Home Business News Mayor demands government action to protect London’s rough sleepers this winter

Mayor demands government action to protect London’s rough sleepers this winter

by LLB staff reporter
7th Oct 20 1:05 pm

The Mayor of London, Sadiq Khan has warned that hundreds of homeless Londoners will be faced with an unenviable choice this winter: either spend a freezing night on the streets or risk catching coronavirus in a communal shelter.

In a letter to the Housing Secretary Robert Jenrick, the Mayor is demanding that vulnerable homeless Londoners be given the same protections afforded to the rest of society and is calling for guidance to be issued immediately about how winter shelters can be made COVID-secure, alongside urgent funding to ensure alternative safe accommodation. 

Under normal circumstances, London’s winter night shelters would begin to open in November as temperatures drop.
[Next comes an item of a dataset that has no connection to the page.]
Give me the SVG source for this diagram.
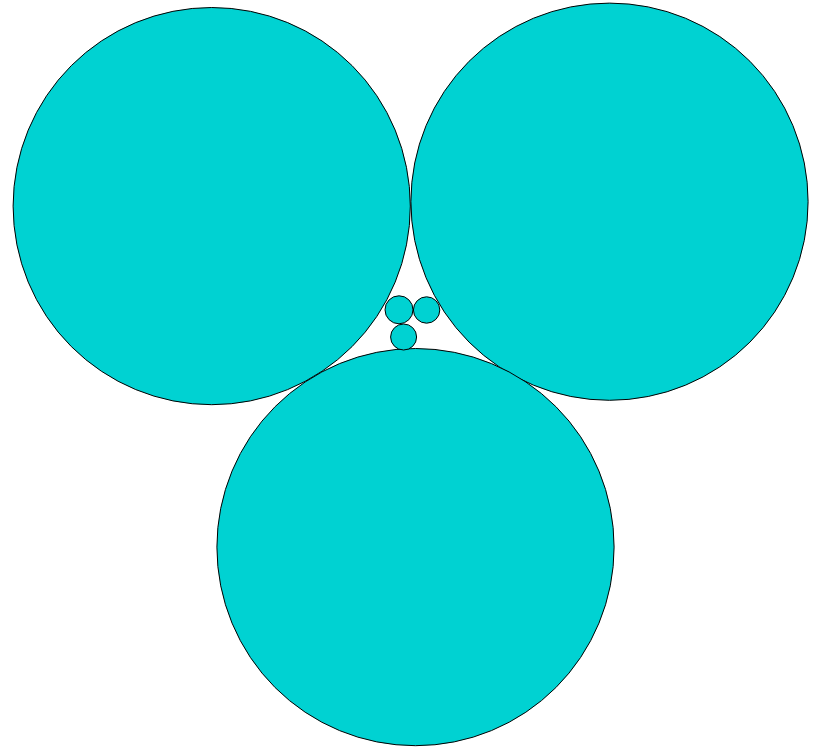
<svg xmlns="http://www.w3.org/2000/svg" width="814" height="749" viewBox="0 0 814 749">
<style>
circle { fill: #00D2D2; stroke: #000000; stroke-width: 1; }
</style>
<rect width="814" height="749" fill="#ffffff"/>
<g id="circle-left"><circle cx="211.7" cy="206.1" r="198.6"/></g>
<g id="circle-right"><circle cx="609.5" cy="201.7" r="198.6"/></g>
<g id="circle-bottom"><circle cx="415.5" cy="547.1" r="198.6"/></g>
<g id="small-a"><circle cx="399" cy="309.8" r="14"/></g>
<g id="small-b"><circle cx="426.6" cy="310" r="13.2"/></g>
<g id="small-c"><circle cx="403.6" cy="337" r="13"/></g>
<g id="connectors"></g>
</svg>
These facilities often offer communal sleeping space in buildings such as church halls and community hubs, making them unsuitable for complying with ‘the rule of six’. With COVID cases in the capital on the rise, the Mayor is calling for more resources to be given urgently to local authorities to set up accommodation in alternative COVID-secure locations such as hotels.

Despite this fact being well known to those working with rough sleepers, the Government has neither published any guidance to the sector on communal sleeping nor made provision to resource COVID-safe alternatives such as private rooms. This lack of direction has left charities, faith groups and other service providers facing months of uncertainty about whether they will be able to continue their lifesaving work this winter.
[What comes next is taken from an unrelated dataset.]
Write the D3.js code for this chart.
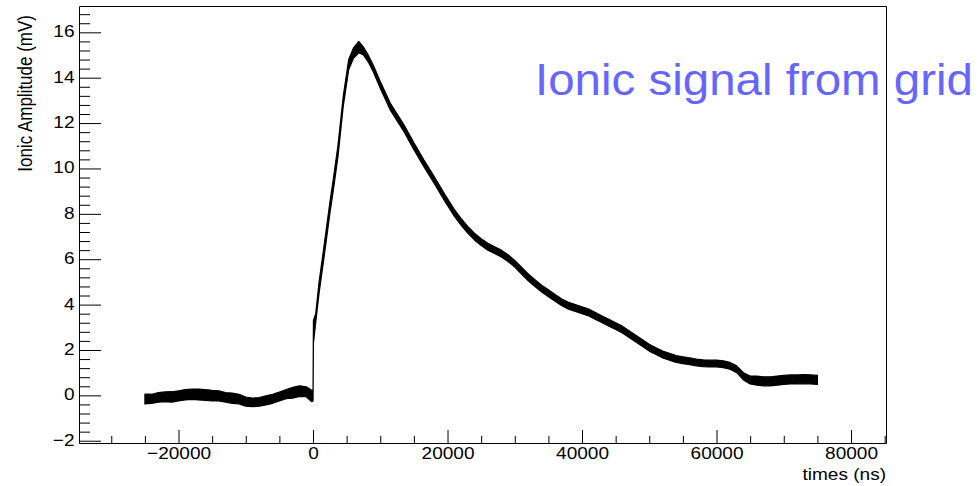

While there is an exception to the rule of six for ‘work, and voluntary or charitable services’, allowing the opening of winter night shelters with communal sleeping spaces would expose staff and vulnerable clients to a substantial known infection risk. This would also be contrary to health and safety advice issued to hotels and hostels serving the public, who were ordered to close dormitory accommodation during the pandemic. In addition to this, in areas where the Government decide to prohibit different households mixing, dormitory accommodation would in fact be illegal.

Track and trace is also virtually impossible with rough sleepers, who regularly change location, often with no phones, and no address. This would be the case even without the huge failings in the current testing and tracking system.

At the height of the pandemic, GLA-procured hotels accommodated nearly 1,700 homeless people as part of the Everyone In programme. This played a large part in keeping levels of infection in London’s homeless population far below those seen in other major cities. But the economic uncertainty created by the VIRUS means many new people find themselves sleeping rough in London every day and it is this group who are still on the street for whom effective and COVID-safe accommodation is a vital and pressing need.

The Mayor of London, Sadiq Khan said,COVID-19 has impacted Londoners all across our city – but it is the most vulnerable who are most at risk of getting seriously ill or dying from the virus. It would simply be callous and inhumane to tell rough sleepers that the price of staying off the streets this winter could be catching COVID-19. Homeless people deserve safety and protection from COVID as much as anyone – this is particularly the case given they often have underlying health conditions.

“Local authorities, charities and others supporting homeless people this winter now need urgent clarity and guidance from ministers. If current Government policy is that it is acceptable to house rough sleepers in non-COVID secure accommodation this winter it needs an immediate rethink, and more resources given to local authorities urgently to set up accommodation in alternative locations such as hotels.”